• [OBJECTIVE] Without any pictures, restate the lines from the one containing "What Plotly.js code" to the one containing "13, color: textColor", word for word, ends included.
— START OF DATA SUPPLIED —
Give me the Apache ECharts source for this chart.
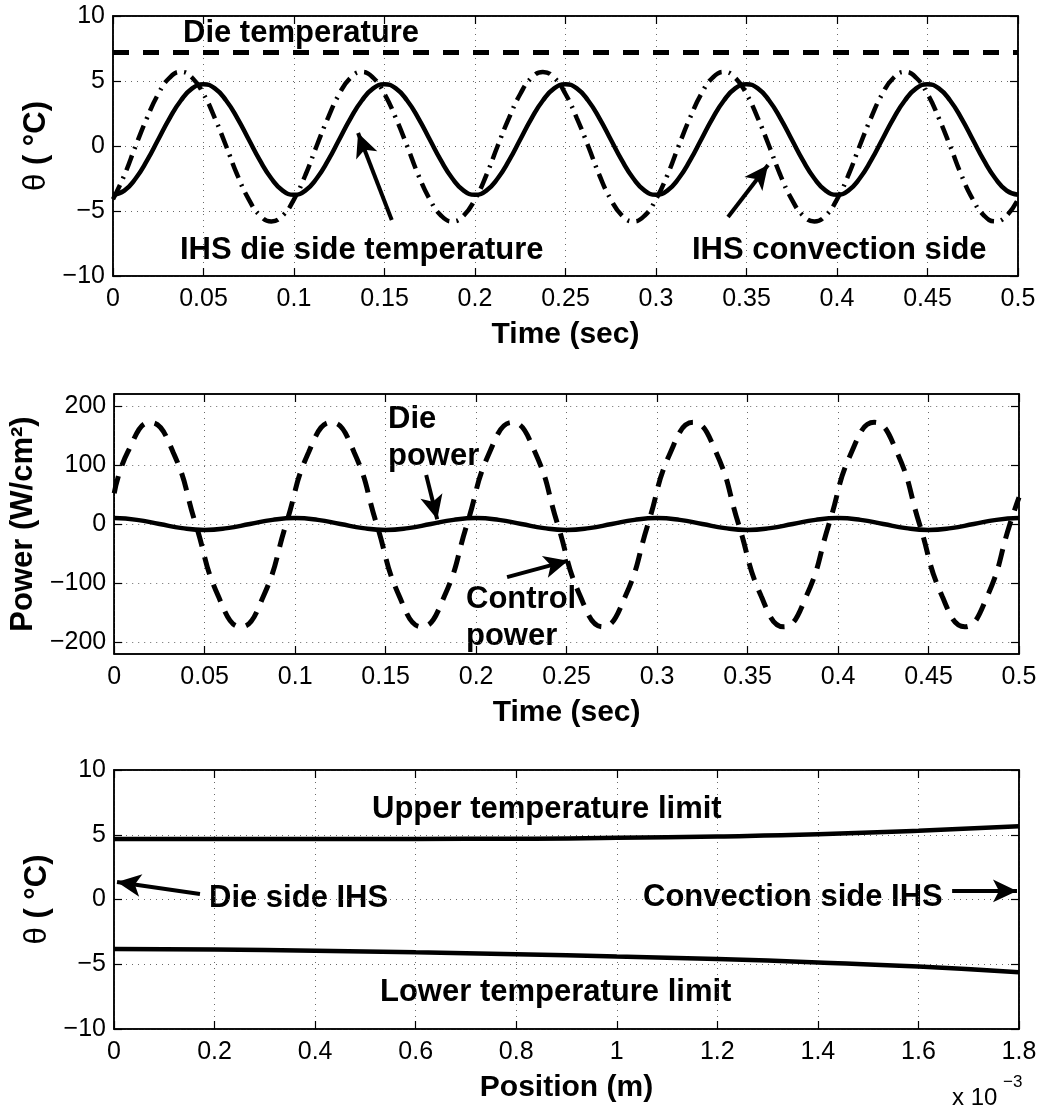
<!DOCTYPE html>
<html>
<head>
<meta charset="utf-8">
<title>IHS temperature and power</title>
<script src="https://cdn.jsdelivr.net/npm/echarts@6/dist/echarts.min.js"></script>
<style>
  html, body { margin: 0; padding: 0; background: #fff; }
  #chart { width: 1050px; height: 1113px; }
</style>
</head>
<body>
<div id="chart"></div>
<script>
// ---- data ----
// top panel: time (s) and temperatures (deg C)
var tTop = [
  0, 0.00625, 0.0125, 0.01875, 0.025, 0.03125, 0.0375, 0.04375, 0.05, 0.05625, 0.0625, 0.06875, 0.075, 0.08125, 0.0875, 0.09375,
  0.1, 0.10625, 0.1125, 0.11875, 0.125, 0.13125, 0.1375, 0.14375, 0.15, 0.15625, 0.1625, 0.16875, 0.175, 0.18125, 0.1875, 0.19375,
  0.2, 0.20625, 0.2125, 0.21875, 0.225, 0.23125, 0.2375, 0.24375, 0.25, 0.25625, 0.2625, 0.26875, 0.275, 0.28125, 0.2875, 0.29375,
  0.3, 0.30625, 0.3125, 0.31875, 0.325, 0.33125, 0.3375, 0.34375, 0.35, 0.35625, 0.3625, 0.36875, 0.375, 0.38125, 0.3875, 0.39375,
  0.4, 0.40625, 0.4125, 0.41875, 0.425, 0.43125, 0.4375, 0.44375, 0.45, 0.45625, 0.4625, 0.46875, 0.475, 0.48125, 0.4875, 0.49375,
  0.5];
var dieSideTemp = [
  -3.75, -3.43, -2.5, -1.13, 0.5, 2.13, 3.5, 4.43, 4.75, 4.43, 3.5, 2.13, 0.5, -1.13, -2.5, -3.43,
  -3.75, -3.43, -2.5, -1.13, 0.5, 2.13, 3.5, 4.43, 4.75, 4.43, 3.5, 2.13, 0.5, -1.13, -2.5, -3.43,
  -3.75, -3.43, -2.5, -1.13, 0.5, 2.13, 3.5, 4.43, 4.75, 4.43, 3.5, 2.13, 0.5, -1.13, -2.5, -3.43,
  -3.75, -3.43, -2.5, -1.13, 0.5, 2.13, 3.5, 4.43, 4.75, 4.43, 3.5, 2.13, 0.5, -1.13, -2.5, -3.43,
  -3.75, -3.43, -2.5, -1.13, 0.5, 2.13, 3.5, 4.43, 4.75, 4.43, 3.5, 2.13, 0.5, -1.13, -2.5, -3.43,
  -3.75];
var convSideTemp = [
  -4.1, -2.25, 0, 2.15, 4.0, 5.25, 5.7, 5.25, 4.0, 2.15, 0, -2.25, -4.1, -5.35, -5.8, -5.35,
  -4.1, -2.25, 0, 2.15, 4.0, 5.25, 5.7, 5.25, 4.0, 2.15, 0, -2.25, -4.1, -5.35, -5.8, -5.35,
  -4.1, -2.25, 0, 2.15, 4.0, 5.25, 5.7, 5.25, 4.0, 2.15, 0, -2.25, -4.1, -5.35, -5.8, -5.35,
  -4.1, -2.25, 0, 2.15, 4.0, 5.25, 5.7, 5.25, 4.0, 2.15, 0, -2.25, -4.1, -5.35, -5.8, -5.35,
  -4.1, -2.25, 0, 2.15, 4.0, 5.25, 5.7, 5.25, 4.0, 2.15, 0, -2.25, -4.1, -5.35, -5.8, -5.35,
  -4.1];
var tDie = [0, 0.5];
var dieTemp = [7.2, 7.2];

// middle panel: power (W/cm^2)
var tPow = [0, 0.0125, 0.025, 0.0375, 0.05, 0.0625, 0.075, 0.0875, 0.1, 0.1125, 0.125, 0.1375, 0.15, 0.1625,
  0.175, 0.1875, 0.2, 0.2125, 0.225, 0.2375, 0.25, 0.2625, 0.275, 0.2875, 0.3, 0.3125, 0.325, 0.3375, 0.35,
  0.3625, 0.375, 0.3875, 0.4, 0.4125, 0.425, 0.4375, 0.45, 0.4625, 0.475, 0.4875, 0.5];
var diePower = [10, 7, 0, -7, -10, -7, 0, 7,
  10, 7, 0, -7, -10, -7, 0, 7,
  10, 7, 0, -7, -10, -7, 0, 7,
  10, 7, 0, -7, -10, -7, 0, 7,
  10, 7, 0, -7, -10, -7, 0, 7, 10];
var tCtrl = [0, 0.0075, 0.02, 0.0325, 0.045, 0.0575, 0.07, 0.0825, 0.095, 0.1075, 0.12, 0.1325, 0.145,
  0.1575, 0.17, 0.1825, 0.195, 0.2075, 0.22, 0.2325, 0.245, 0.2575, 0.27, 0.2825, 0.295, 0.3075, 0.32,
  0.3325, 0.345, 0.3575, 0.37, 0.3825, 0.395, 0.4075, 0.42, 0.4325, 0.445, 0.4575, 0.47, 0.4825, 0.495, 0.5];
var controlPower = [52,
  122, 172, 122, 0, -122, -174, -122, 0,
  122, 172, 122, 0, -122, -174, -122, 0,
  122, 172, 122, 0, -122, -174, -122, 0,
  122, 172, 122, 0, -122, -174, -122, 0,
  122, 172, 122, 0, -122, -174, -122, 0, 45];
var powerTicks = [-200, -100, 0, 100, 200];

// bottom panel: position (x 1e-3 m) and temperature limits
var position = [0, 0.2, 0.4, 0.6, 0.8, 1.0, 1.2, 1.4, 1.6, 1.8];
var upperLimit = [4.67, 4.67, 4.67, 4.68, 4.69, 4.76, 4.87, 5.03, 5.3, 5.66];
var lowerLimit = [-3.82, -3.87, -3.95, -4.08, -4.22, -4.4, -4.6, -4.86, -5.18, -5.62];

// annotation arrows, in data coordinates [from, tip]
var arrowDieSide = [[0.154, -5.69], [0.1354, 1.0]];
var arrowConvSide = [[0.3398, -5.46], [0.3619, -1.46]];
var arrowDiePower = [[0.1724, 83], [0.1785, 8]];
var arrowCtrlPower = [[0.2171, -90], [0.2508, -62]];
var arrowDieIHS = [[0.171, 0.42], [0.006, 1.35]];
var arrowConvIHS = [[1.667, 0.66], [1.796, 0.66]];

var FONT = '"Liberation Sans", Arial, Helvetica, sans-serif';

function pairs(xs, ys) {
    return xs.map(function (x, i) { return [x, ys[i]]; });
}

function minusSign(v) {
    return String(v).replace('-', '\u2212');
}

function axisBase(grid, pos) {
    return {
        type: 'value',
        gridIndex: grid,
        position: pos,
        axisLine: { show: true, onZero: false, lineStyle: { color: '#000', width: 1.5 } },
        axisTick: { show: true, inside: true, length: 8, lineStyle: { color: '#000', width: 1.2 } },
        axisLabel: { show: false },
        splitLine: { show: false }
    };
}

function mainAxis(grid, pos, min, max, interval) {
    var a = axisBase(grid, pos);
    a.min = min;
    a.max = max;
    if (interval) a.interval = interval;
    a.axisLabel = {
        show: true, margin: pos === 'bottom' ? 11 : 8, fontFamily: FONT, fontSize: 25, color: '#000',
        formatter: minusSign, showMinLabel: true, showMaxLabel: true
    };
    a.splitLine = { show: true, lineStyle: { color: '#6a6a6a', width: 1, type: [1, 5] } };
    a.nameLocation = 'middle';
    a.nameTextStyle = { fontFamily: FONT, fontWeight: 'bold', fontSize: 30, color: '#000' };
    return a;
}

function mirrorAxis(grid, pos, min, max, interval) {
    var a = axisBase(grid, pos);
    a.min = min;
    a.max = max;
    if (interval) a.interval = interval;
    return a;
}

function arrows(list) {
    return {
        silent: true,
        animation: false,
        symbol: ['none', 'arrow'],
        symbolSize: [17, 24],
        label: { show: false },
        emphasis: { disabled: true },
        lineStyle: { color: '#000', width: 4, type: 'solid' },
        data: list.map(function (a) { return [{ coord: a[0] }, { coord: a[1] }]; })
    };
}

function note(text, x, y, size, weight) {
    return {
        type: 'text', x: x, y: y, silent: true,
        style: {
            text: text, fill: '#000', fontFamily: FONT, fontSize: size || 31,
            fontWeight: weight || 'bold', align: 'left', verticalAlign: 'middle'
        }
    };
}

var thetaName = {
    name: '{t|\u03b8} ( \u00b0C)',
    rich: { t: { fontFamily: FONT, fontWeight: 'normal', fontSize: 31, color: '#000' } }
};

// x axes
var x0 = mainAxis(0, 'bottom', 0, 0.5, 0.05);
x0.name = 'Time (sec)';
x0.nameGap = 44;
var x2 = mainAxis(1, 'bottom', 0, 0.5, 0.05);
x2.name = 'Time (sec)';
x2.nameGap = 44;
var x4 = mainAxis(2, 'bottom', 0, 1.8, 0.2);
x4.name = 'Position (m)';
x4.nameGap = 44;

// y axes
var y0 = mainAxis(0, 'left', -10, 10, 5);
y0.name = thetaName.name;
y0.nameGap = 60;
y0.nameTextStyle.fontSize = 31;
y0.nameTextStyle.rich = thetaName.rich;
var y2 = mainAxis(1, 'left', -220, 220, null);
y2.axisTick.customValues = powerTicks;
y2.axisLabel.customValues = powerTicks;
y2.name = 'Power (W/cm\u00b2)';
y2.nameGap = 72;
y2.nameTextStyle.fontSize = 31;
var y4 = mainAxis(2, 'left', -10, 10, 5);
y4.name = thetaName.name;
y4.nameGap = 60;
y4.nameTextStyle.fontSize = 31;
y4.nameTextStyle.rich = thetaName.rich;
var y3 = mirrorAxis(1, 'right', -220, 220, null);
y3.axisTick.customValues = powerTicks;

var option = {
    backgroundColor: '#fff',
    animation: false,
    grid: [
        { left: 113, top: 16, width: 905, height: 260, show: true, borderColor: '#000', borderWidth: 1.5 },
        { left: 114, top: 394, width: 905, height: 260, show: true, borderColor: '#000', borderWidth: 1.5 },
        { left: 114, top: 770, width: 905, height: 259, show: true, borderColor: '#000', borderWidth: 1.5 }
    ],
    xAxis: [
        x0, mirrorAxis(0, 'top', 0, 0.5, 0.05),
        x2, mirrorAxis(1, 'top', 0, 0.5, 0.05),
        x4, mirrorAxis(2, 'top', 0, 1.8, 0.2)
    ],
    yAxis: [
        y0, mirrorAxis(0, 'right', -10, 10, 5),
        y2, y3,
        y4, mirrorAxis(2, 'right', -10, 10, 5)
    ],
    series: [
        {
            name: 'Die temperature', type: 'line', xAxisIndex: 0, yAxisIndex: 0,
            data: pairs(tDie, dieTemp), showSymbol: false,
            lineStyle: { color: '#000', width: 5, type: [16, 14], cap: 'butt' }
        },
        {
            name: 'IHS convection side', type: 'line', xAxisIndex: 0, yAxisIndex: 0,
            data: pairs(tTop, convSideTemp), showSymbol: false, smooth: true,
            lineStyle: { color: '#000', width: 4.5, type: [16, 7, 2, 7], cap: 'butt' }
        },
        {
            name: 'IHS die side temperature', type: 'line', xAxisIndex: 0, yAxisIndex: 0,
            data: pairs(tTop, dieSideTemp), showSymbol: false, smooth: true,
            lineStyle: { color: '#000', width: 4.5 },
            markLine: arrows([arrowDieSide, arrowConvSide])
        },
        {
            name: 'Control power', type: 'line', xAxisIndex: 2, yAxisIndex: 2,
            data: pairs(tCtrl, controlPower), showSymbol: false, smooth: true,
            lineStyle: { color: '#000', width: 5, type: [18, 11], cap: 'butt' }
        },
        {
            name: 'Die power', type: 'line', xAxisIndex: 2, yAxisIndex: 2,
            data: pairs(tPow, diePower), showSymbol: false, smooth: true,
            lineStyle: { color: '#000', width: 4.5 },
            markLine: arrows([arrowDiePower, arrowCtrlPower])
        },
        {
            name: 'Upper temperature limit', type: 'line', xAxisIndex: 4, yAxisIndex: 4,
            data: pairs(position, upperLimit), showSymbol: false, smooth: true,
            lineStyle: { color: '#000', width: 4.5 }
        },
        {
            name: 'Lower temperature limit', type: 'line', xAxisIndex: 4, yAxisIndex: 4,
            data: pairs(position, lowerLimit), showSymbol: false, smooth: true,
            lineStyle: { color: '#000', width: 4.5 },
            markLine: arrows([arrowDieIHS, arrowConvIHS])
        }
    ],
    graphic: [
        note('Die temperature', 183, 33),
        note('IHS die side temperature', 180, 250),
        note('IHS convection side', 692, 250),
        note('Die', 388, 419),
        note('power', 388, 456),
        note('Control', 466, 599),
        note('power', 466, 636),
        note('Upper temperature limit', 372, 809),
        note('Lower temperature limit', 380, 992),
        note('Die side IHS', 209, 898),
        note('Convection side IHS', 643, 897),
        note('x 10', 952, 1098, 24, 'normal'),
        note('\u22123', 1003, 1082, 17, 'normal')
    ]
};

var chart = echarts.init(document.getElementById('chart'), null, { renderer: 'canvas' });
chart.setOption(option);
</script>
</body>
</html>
— END OF DATA SUPPLIED —
— START OF DATA SUPPLIED —
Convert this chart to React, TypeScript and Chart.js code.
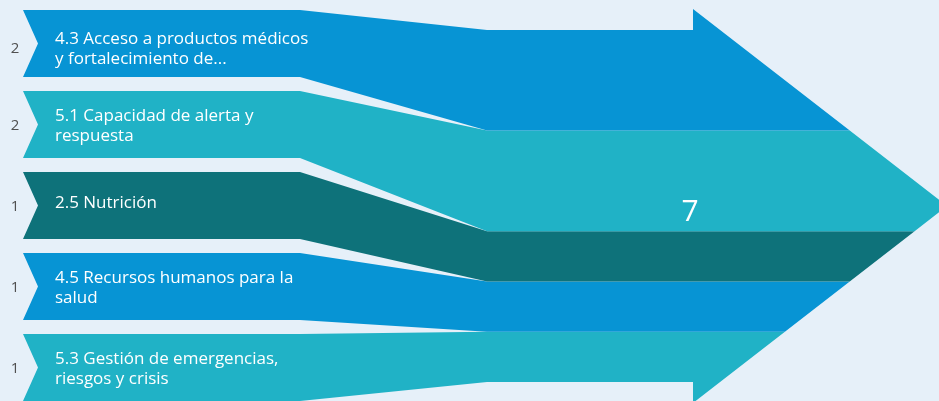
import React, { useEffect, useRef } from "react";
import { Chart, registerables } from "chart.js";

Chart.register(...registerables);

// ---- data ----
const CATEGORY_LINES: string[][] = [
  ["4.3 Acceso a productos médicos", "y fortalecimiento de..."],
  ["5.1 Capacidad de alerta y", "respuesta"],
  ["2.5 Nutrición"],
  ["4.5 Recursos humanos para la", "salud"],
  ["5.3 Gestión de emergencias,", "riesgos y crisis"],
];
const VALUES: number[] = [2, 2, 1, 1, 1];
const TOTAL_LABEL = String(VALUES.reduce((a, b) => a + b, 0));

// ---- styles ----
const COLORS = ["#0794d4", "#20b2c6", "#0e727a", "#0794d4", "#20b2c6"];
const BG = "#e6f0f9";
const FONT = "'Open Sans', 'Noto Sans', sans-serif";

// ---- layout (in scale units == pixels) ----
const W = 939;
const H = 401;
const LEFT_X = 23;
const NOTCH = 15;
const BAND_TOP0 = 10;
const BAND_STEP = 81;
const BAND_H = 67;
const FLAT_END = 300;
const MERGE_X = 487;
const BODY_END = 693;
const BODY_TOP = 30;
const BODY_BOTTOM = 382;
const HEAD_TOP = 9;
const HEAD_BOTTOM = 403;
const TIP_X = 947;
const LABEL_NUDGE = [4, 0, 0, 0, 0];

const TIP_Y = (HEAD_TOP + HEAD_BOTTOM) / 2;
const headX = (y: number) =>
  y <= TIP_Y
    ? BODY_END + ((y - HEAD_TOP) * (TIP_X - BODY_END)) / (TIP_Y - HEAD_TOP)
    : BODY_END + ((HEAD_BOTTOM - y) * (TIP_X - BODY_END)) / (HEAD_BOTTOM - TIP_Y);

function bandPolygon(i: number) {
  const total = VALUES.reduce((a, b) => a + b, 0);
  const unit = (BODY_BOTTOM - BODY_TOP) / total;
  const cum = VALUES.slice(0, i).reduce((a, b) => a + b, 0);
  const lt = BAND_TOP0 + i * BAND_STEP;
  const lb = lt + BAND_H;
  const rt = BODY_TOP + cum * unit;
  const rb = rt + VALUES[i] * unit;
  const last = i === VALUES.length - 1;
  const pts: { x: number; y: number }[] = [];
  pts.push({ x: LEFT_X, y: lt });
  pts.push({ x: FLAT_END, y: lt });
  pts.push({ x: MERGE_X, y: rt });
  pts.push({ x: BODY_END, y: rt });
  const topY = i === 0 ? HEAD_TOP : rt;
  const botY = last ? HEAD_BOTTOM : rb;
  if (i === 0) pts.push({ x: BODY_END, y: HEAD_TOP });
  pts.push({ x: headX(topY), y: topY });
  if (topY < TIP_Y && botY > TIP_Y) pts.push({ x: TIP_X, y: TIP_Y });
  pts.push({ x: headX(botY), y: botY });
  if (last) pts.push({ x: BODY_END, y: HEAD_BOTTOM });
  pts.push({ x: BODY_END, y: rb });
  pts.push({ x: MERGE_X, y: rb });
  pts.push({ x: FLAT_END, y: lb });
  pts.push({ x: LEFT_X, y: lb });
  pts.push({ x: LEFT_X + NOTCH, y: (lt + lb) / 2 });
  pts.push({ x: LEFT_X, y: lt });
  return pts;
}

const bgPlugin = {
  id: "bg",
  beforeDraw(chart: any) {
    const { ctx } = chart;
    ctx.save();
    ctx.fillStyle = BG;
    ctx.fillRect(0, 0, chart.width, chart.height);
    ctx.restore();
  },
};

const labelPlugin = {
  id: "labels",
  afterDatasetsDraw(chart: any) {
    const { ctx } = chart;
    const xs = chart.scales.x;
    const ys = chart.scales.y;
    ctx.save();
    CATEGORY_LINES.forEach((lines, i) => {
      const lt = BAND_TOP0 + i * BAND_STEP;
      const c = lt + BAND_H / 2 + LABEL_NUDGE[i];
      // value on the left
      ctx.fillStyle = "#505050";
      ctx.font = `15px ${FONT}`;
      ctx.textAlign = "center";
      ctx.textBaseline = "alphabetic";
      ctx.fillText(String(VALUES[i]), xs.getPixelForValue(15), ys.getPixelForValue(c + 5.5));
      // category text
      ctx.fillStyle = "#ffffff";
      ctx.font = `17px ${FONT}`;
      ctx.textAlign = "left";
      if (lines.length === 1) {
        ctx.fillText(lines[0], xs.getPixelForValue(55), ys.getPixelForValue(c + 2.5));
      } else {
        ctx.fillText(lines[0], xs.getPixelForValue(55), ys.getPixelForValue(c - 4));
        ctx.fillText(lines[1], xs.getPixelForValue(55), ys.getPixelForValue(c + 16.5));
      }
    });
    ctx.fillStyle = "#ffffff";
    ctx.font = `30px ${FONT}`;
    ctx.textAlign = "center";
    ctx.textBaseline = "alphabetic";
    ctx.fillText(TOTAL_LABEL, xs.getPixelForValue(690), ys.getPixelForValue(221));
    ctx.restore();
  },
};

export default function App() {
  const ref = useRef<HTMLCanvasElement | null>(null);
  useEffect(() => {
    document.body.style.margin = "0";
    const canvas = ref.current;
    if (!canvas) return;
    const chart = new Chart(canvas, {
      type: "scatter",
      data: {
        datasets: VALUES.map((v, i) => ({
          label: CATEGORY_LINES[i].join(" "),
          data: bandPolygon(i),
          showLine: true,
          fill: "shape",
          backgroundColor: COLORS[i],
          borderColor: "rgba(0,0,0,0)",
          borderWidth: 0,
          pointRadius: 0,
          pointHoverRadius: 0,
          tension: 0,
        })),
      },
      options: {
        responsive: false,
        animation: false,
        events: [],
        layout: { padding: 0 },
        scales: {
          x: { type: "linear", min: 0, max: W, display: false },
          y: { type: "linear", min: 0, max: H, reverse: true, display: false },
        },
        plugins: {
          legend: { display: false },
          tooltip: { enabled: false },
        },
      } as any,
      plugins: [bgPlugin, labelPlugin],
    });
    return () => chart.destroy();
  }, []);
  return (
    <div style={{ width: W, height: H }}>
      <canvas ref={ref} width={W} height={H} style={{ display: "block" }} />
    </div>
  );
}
— END OF DATA SUPPLIED —
— START OF DATA SUPPLIED —
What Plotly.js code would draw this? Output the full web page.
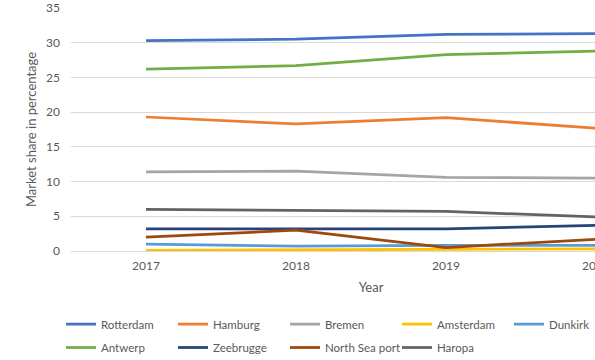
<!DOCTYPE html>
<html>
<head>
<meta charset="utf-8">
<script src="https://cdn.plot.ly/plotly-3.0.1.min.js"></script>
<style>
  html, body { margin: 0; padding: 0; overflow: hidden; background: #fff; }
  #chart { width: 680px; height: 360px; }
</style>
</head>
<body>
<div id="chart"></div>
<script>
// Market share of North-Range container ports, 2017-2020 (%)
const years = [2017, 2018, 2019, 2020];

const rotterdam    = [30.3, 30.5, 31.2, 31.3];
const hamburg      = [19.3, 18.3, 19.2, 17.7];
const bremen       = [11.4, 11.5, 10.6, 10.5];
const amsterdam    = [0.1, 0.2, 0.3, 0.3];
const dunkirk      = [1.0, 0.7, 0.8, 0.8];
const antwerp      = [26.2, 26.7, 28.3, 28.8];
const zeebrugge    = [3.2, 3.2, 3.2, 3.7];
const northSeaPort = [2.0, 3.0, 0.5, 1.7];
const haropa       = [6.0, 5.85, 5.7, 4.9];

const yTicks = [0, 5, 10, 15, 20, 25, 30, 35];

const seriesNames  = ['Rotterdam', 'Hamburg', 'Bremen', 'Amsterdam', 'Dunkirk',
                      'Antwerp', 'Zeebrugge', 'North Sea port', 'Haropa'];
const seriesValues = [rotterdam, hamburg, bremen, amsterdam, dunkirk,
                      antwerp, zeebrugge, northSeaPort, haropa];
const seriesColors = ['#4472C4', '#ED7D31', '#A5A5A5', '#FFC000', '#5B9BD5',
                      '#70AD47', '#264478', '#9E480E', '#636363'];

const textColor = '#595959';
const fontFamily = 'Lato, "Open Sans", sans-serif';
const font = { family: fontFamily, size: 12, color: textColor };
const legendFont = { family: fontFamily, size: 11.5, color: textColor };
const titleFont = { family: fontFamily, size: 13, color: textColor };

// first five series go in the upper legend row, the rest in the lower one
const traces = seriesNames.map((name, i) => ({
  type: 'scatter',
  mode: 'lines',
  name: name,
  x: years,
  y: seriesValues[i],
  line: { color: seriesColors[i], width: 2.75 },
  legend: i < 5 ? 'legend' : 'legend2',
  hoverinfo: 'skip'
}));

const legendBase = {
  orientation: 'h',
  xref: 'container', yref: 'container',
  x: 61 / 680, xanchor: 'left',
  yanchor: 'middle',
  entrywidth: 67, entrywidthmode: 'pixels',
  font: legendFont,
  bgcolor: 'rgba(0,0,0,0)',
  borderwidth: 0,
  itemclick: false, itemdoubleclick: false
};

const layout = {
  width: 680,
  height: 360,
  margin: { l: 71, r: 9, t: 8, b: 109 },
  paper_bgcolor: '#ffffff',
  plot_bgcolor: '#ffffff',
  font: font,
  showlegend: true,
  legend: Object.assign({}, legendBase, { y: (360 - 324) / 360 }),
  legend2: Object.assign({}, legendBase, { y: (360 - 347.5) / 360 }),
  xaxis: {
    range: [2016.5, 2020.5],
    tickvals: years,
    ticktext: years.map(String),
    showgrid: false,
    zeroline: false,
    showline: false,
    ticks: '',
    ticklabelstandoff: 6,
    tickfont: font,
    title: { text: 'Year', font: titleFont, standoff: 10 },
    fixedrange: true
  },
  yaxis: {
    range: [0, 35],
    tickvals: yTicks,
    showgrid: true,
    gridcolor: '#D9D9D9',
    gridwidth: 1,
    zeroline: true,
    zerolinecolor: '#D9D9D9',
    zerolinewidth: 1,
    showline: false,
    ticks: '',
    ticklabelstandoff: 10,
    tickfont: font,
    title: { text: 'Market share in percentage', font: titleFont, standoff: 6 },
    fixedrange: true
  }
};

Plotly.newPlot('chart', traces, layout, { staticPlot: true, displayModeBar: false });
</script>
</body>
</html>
— END OF DATA SUPPLIED —
• [REPLY TO THE TASK]
What Plotly.js code would draw this? Output the full web page.
<!DOCTYPE html>
<html>
<head>
<meta charset="utf-8">
<script src="https://cdn.plot.ly/plotly-3.0.1.min.js"></script>
<style>
  html, body { margin: 0; padding: 0; overflow: hidden; background: #fff; }
  #chart { width: 680px; height: 360px; }
</style>
</head>
<body>
<div id="chart"></div>
<script>
// Market share of North-Range container ports, 2017-2020 (%)
const years = [2017, 2018, 2019, 2020];

const rotterdam    = [30.3, 30.5, 31.2, 31.3];
const hamburg      = [19.3, 18.3, 19.2, 17.7];
const bremen       = [11.4, 11.5, 10.6, 10.5];
const amsterdam    = [0.1, 0.2, 0.3, 0.3];
const dunkirk      = [1.0, 0.7, 0.8, 0.8];
const antwerp      = [26.2, 26.7, 28.3, 28.8];
const zeebrugge    = [3.2, 3.2, 3.2, 3.7];
const northSeaPort = [2.0, 3.0, 0.5, 1.7];
const haropa       = [6.0, 5.85, 5.7, 4.9];

const yTicks = [0, 5, 10, 15, 20, 25, 30, 35];

const seriesNames  = ['Rotterdam', 'Hamburg', 'Bremen', 'Amsterdam', 'Dunkirk',
                      'Antwerp', 'Zeebrugge', 'North Sea port', 'Haropa'];
const seriesValues = [rotterdam, hamburg, bremen, amsterdam, dunkirk,
                      antwerp, zeebrugge, northSeaPort, haropa];
const seriesColors = ['#4472C4', '#ED7D31', '#A5A5A5', '#FFC000', '#5B9BD5',
                      '#70AD47', '#264478', '#9E480E', '#636363'];

const textColor = '#595959';
const fontFamily = 'Lato, "Open Sans", sans-serif';
const font = { family: fontFamily, size: 12, color: textColor };
const legendFont = { family: fontFamily, size: 11.5, color: textColor };
const titleFont = { family: fontFamily, size: 13, color: textColor };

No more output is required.